Target Shooting New Zealand
- Sport: Shooting Sports
- Jurisdiction: New Zealand
- Abbreviation: TSNZ
- Affiliation: New Zealand Shooting Federation
- Headquarters: Gonville

Official website
- tsnz.nz
- New Zealand

= Target Shooting New Zealand =

Sports governing body

Target Shooting New Zealand (TSNZ) is the national governing body for smallbore and air rifle target shooting in New Zealand. TSNZ is a constituent member of the New Zealand Shooting Federation, which manages the New Zealand Olympic and world championship shooting teams, and represents New Zealand shooting within the International Shooting Sport Federation (ISSF) and other international bodies.

==History==
TSNZ supports about 120 rifle clubs across New Zealand, organising postal matches and meetings, as well as inter-island matches between North and South Island, and international matches against Australia. A schools match, including a schools inter-island match, is held annually.
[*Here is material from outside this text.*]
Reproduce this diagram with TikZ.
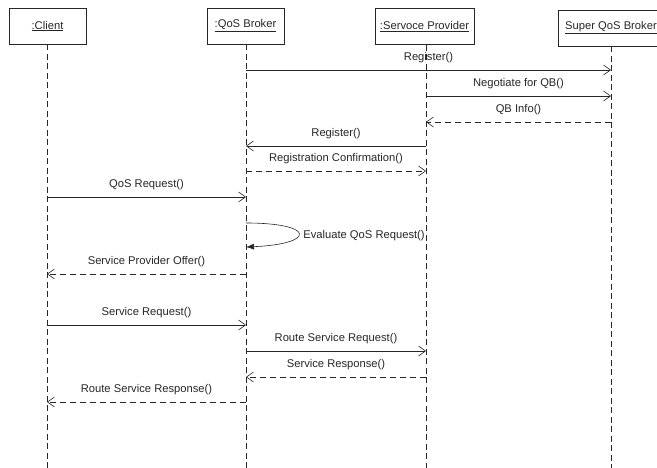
\documentclass[tikz,border=0pt]{standalone}
\usepackage{fontspec}
\setmainfont{Liberation Sans}
\usetikzlibrary{arrows.meta}

\begin{document}
\begin{tikzpicture}[x = 1pt, y = -1pt, font = \fontsize{11.2}{13}\selectfont, color = black!85, line width = 0.6pt]
	\tikzstyle{objStyle} = [draw, minimum width = 77pt, minimum height = 36pt, inner sep = 0pt]
	\tikzstyle{lifeStyle} = [dash pattern = on 6pt off 3.5pt]
	\tikzstyle{callStyle} = [-{Straight Barb[length = 7pt, width = 10pt]}]
	\tikzstyle{replyStyle} = [callStyle, dash pattern = on 6pt off 4pt]
	\tikzstyle{selfStyle} = [-{Latex[length = 8pt, width = 6pt]}]
	\tikzstyle{labelStyle} = [above = 5pt, inner sep = 1.5pt]
	\useasboundingbox (0, 0) rectangle (657, 468);
	% objects
	\node[objStyle] (client) at (47.5, 26) {\underline{:Client}};
	\node[objStyle] (broker) at (245.5, 26) {\underline{:QoS Broker}};
	\node[objStyle, minimum width = 99pt] (provider) at (424.5, 26.5) {\underline{:Servoce Provider}};
	\node[objStyle, minimum width = 106pt] (super) at (611, 28) {\underline{Super QoS Broker}};
	% lifelines
	\coordinate (clientEnd) at (47, 468);
	\coordinate (brokerEnd) at (246, 468);
	\coordinate (providerEnd) at (426, 468);
	\coordinate (superEnd) at (611, 468);
	\draw[lifeStyle] (client.south -| clientEnd) -- (clientEnd);
	\draw[lifeStyle] (broker.south -| brokerEnd) -- (brokerEnd);
	\draw[lifeStyle] (provider.south -| providerEnd) -- (providerEnd);
	\draw[lifeStyle] (super.south -| superEnd) -- (superEnd);
	% message ends
	\coordinate (qb1) at (246, 70);  \coordinate (sq1) at (611, 70);
	\coordinate (sp2) at (426, 96);  \coordinate (sq2) at (611, 96);
	\coordinate (sq3) at (611, 122); \coordinate (sp3) at (426, 122);
	\coordinate (sp4) at (426, 146); \coordinate (qb4) at (246, 146);
	\coordinate (qb5) at (246, 171); \coordinate (sp5) at (426, 171);
	\coordinate (cl6) at (47, 197);  \coordinate (qb6) at (246, 197);
	\coordinate (qb7) at (246, 223); \coordinate (qb7e) at (246, 247);
	\coordinate (qb8) at (246, 274); \coordinate (cl8) at (47, 274);
	\coordinate (cl9) at (47, 325);  \coordinate (qb9) at (246, 325);
	\coordinate (qb10) at (246, 351); \coordinate (sp10) at (426, 351);
	\coordinate (sp11) at (426, 377); \coordinate (qb11) at (246, 377);
	\coordinate (qb12) at (246, 402); \coordinate (cl12) at (47, 402);
	% messages
	\draw[callStyle] (qb1) -- node[labelStyle] {Register()} (sq1);
	\draw[callStyle] (sp2) -- node[labelStyle] {Negotiate for QB()} (sq2);
	\draw[replyStyle] (sq3) -- node[labelStyle] {QB Info()} (sp3);
	\draw[callStyle] (sp4) -- node[labelStyle] {Register()} (qb4);
	\draw[replyStyle] (qb5) -- node[labelStyle] {Registration Confirmation()} (sp5);
	\draw[callStyle] (cl6) -- node[labelStyle] {QoS Request()} (qb6);
	\draw[selfStyle] (qb7) .. controls (316, 223) and (316, 244) .. (qb7e);
	\node[anchor = west, inner sep = 0pt] (evalLabel) at (303, 236) {Evaluate QoS Request()};
	\draw[replyStyle] (qb8) -- node[labelStyle] {Service Provider Offer()} (cl8);
	\draw[callStyle] (cl9) -- node[labelStyle] {Service Request()} (qb9);
	\draw[callStyle] (qb10) -- node[labelStyle] {Route Service Request()} (sp10);
	\draw[replyStyle] (sp11) -- node[labelStyle] {Service Response()} (qb11);
	\draw[replyStyle] (qb12) -- node[labelStyle] {Route Service Response()} (cl12);
\end{tikzpicture}
\end{document}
TSNZ selects New Zealand's team for the Drew Match, an international postal for under-21 teams from New Zealand, Great Britain, Australia, South Africa and the USA. In 2021, New Zealand won the women's team-of-3 match, and was runner-up in both the men's team-of-3 and main (team-of-10) matches.

In 2022, TSNZ started rolling out ISSF Target Sprint in New Zealand, predominantly within schools.